4. Повествовательные приемы
В этой главе мы рассматриваем Старуху как к автономный, независимый от других текстов текст. Анализируя фиктивный текст1 в общем плане, можно утверждать, что он всегда длится от этого к тому, поскольку читатель переживает иллюзию другого мира, созданного текстом, или расширяет усвоенный им кругозор относительно настоящего мира. С этим тесно связан вопрос о том, каково отношение писателя, с одной стороны, и читателя, с другой стороны, к данному свойству текста.
На уровне практической деятельности сочинение текстов — сотворение новых миров — означает для писателя нечто обыкновенное, это. Для любознательного читателя, в свою очередь, уже то, что он открывает книгу, может означать расширение сознания, независимо от фактического содержания текста, и, следовательно, переход от этого к тому.
Как создатель текста писатель приравнивается к Богу, из чего следует, что созданный писателем текст не может быть тем по отношению к своему создателю, подобно тому, как сотворенный Богом мир не может быть трансцендентным по отношению к Богу. Зато читатель, вживаясь в мир и персонажей текста, переходит границу своей повседневной жизни, то есть переходит с этого на то. Кроме того, если читатель полностью погружается в фиктивный мир, он забывает об условиях существования текста — о происхождении текста как такового, о его авторе и т. д. Иначе говоря, в подобном случае эти условия представляются читателю такими же недоступными, как и персонажам текста.
Однако существует следующий парадокс: обычно под опытом о трансцендентном Боге подразумевается нечто возвышенное, но зато, когда обнажается фиктивность текста, — когда перед читателем открывается вид на ту сторону фиктивного мира, — это вызывает в читателе не возвышенные эмоции, а чувство разочарования. Это переживание напоминает скорее всего антирелигиозный опыт, для которого за всеми явлениями нет ничего, кроме зияющей пустоты.

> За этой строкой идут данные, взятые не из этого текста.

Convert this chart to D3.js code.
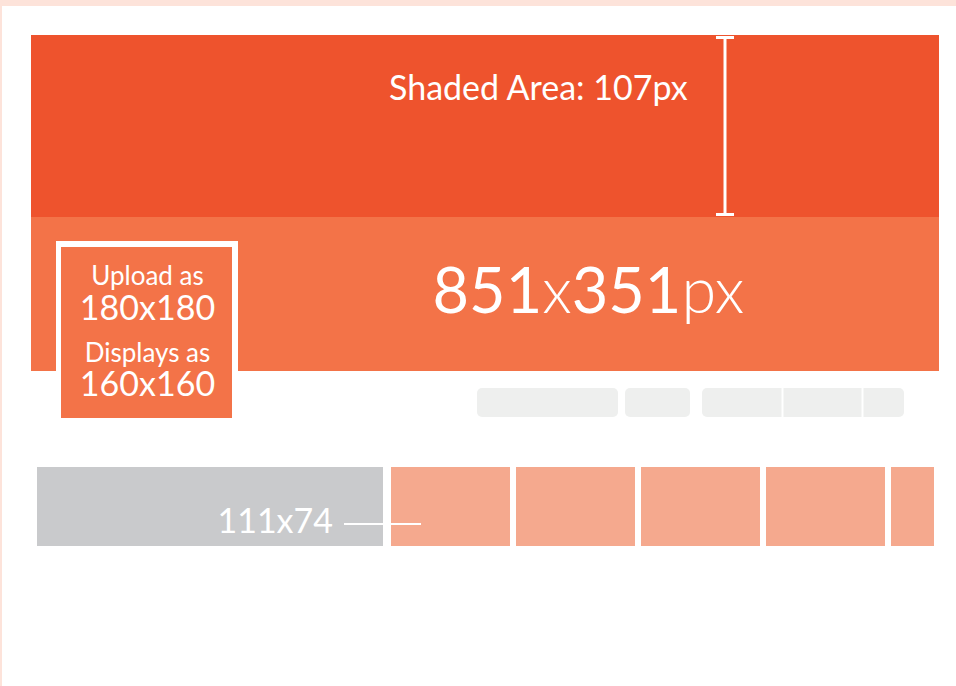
<!DOCTYPE html>
<html>
<head>
<meta charset="utf-8">
<script src="https://cdn.jsdelivr.net/npm/d3@7"></script>
<style>
  body { margin: 0; background: #fff; }
  svg { display: block; font-family: Lato, "Open Sans", sans-serif; }
</style>
</head>
<body>
<div id="chart"></div>
<script>
// values
var coverParts = ["851", "x", "351", "px"],
    coverWeights = [400, 300, 400, 300],
    shadedLabel = "Shaded Area: 107px",
    profileLines = ["Upload as", "180x180", "Displays as", "160x160"],
    profileSizes = [26, 34, 26, 34],
    thumbLabel = "111x74",
    thumbIds = [0, 1, 2, 3, 4],
    buttonGroups = ["a", "b", "c"],
    buttonWidths = [141, 65, 202],
    buttonDividers = [80, 160]; // inside group c

var width = 956,
    height = 686;

var svg = d3.select("#chart").append("svg")
    .attr("width", width)
    .attr("height", height);

// page frame
svg.append("rect").attr("width", width).attr("height", height).attr("fill", "#fde3da");
svg.append("rect").attr("x", 2).attr("y", 6).attr("width", width - 2).attr("height", height - 6).attr("fill", "#fff");

// cover photo area
var x = d3.scaleLinear().domain([0, 1]).range([31, 939]);
var y = d3.scaleOrdinal().domain(["top", "shade", "bottom"]).range([35, 217, 371]);

svg.append("rect")
    .attr("x", x(0)).attr("y", y("top"))
    .attr("width", x(1) - x(0)).attr("height", y("shade") - y("top"))
    .attr("fill", "#ee532d");

svg.append("rect")
    .attr("x", x(0)).attr("y", y("shade"))
    .attr("width", x(1) - x(0)).attr("height", y("bottom") - y("shade"))
    .attr("fill", "#f37348");

// measuring bar for the shaded area
var bx = 725;
var beam = svg.append("g").attr("stroke", "#fff").attr("stroke-width", 3);
beam.append("line").attr("x1", bx).attr("x2", bx).attr("y1", y("top") + 2).attr("y2", y("shade") - 2);
[y("top") + 2.5, y("shade") - 2.5].forEach(function (yy) {
  beam.append("line").attr("x1", bx - 9).attr("x2", bx + 9).attr("y1", yy).attr("y2", yy);
});

svg.append("text")
    .attr("x", 389).attr("y", 100)
    .attr("fill", "#fff")
    .attr("font-size", 34)
    .text(shadedLabel);

// profile picture box
var px0 = 56, px1 = 238;
svg.append("rect")
    .attr("x", px0).attr("y", 241)
    .attr("width", px1 - px0).attr("height", 177)
    .attr("fill", "#fff");
svg.append("rect")
    .attr("x", px0 + 5).attr("y", 247)
    .attr("width", px1 - px0 - 11).attr("height", 171)
    .attr("fill", "#f37348");

svg.append("g").selectAll("text")
  .data(profileLines)
  .enter().append("text")
    .attr("x", (px0 + 5 + px1 - 6) / 2 + 1)
    .attr("y", function (d, i) { return [285, 320, 362, 396][i]; })
    .attr("text-anchor", "middle")
    .attr("fill", "#fff")
    .attr("font-size", function (d, i) { return profileSizes[i]; })
    .text(function (d) { return d; });

// cover size label
var coverText = svg.append("text")
    .attr("x", (px1 + x(1)) / 2).attr("y", 313)
    .attr("text-anchor", "middle")
    .attr("fill", "#fff")
    .attr("font-size", 63);
coverText.selectAll("tspan")
  .data(coverParts)
  .enter().append("tspan")
    .attr("font-weight", function (d, i) { return coverWeights[i]; })
    .text(function (d) { return d; });

// button row
var bxStart = 477, bGap = [0, 7, 12];
var bPos = [];
buttonWidths.reduce(function (acc, w, i) { bPos.push(acc + bGap[i]); return acc + bGap[i] + w; }, bxStart);
var btn = svg.append("g");
btn.selectAll("rect")
  .data(buttonGroups)
  .enter().append("rect")
    .attr("x", function (d, i) { return bPos[i]; })
    .attr("y", 388)
    .attr("width", function (d, i) { return buttonWidths[i]; })
    .attr("height", 29)
    .attr("rx", 5)
    .attr("fill", "#eeefee");
btn.selectAll("line")
  .data(buttonDividers)
  .enter().append("line")
    .attr("x1", function (d) { return bPos[2] + d + 0.5; })
    .attr("x2", function (d) { return bPos[2] + d + 0.5; })
    .attr("y1", 388).attr("y2", 417)
    .attr("stroke", "#fff").attr("stroke-width", 2);

// thumbnails
svg.append("defs").append("clipPath").attr("id", "clip")
  .append("rect").attr("x", 0).attr("y", 0).attr("width", 934).attr("height", height);

svg.append("rect")
    .attr("x", 37).attr("y", 467)
    .attr("width", 346).attr("height", 79)
    .attr("fill", "#c9cacc");

var tx = d3.scaleBand().domain(thumbIds).range([391, 1010]).paddingInner(6 / 125);
svg.append("g").attr("clip-path", "url(#clip)")
  .selectAll("rect")
  .data(thumbIds)
  .enter().append("rect")
    .attr("x", function (d) { return tx(d); })
    .attr("y", 467)
    .attr("width", tx.bandwidth())
    .attr("height", 79)
    .attr("fill", "#f5a98e");

svg.append("text")
    .attr("x", 333).attr("y", 533)
    .attr("text-anchor", "end")
    .attr("fill", "#fff")
    .attr("font-size", 34)
    .text(thumbLabel);

svg.append("line")
    .attr("x1", 344).attr("x2", 421)
    .attr("y1", 524).attr("y2", 524)
    .attr("stroke", "#fff").attr("stroke-width", 2);
</script>
</body>
</html>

Однако отношения писателя и читателя к тексту могут быть ближе, чем только что описанная схема. Предполагая, что текст не только результат сознательного писательского конструирования, но в значительной степени продукция художественного вдохновения, можно сказать, что писатель представляется в равной степени человеком, переживающим данный текст, и его создателем. Доводя эту мысль до предела, можно утверждать, что писатель отличается от читателей только тем, что он всегда первый человек, в сознании которого реализуются события, описанные в тексте. Соответственно, читателя можно считать не только пассивным реципиентом текста, но также наоборот, его активным создателем, поскольку текст при чтении воплощается снова. Иными словами, как таковой сам текст является лишь латентным материалом, для реализации которого требуется творческий акт писателя или читателя.
Согласно последнему представлению, с порождением фиктивного текста связано некое качество, находящееся по ту сторону как писателя и читателя, так и самого текста: оно является настоящей мистерией. Отношение Хармса к своему писательскому творчеству было, видимо, чем-то подобным, как следует из его стихотворений-молитв:
Господи, среди бела дня
Накатила на меня лень.
Разреши мне лечь и заснуть Господи,
И пока я сплю накачай меня Господи
Силою твоей.
Многое знать хочу,
но не книги не люди скажут мне это.
Только ты просвети меня Господи
Путем стихов моих.
Разбуди меня сильного к битве со смыслами,
быстрого к управлению слов
и прилежного к восхвалению имени Бога во веки веков.
Господи пробуди в душе моей пламень Твой.
Освети меня Господи солнцем Твоим.
Золотистый песок разбросай у ног моих,
чтоб чистым путем шел я к Дому Твоему.
Награди меня Господи словом Твоим,
чтобы гремело оно, восхваляя Чертог Твой.
Поверни Господи колею живота моего,
чтобы двинулся паровоз могущества моего
Отпусти Господи тормоза вдохновения моего.
Успокой меня Господи
и напои сердце мое источником дивных слов Твоих.
(Горло 1991: 188—189)
Сказанное о важности вдохновения для писательской деятельности Хармса не исключает того, что он вполне осознавал, например, значение использованных им повествовательных приемов — часто речь идет именно о разоблачении и расшатывании литературных конвенций. Итак, в Хармсе одновременно налицо интуитивный художник и аналитический ум. Поэтому его нельзя считать, например, представителем учения формалистов 1920-х годов, согласно которому писатель лишь ремесленник, работающий над словесным материалом без всякого божественного вдохновения (см., например, Roberts 1997: 27—28).
Примечания
1. Слова «фикция», «фиктивный» и т. д. употребляются здесь и далее в значении англоязычных литературоведческих терминов fiction, fictional и т. д.